The club's most recent outing was to the Mogollon Rim. Before the foray started, Chester Leathers distributed releases and reminded people to keep their bearings.
"You're walking around with your head down, looking for mushrooms. It's awfully easy, even on a clear day, to get lost," he said. "That's one of the advantages of going out with a partner. If you do get lost, at least you won't have to sleep by yourself."
Pascale, a club member for about 13 years, learned about the joys of mushrooming when she was growing up in France.
Jason Sartor, a goldsmith who lives in Tempe, was exposed to mushrooming when he lived in Russia.
"People would go out on a regular basis and pick and bring their mushrooms to market," he said. "When I got back from Russia, I decided to just start poking around. I learned that there are all sorts of edible mushrooms that grow in Arizona."
Club members uniformly recommend staying away from "LBMs" — little brown mushrooms — because there are so many kinds, and they're so hard to identify.

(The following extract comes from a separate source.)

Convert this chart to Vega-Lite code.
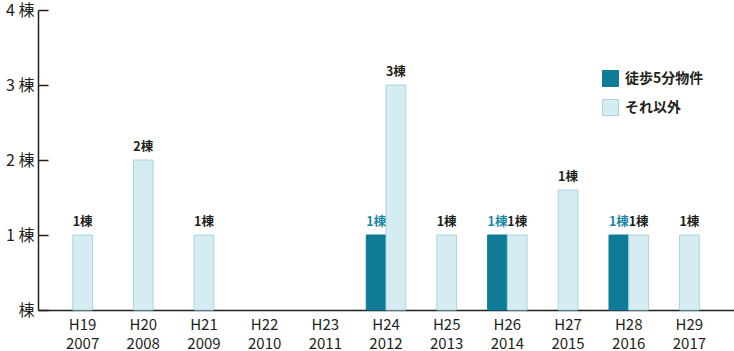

Although some in the club are intensely interested in the science of mycology, most just want to know how to identify edible mushrooms.
The best way to get started, Beckman said, is to go out with experienced people. Books are helpful, but beginning mushroomers have to realize that there are regional differences in mushrooms and that the same mushroom can have different appearances at various times of the year or at different stages of its life cycle.
Beckman has been gathering and eating wild mushrooms for two decades. Not once has he been sickened by one.
"It's like anything else — you just have to be cautious," he said.
After 30 or 45 minutes of poking through the woods, club members gathered for a combination show-and-tell, lecture and Q&A session, presided over by Leathers.
Then it was time to move on to another site. Beckman mingled among the newbies, offering advice. He recommended that beginners not try to take on too much at a time. Go out, he said, and really learn just one or two types of mushrooms, along with their look-alikes, then add another mushroom or two every year.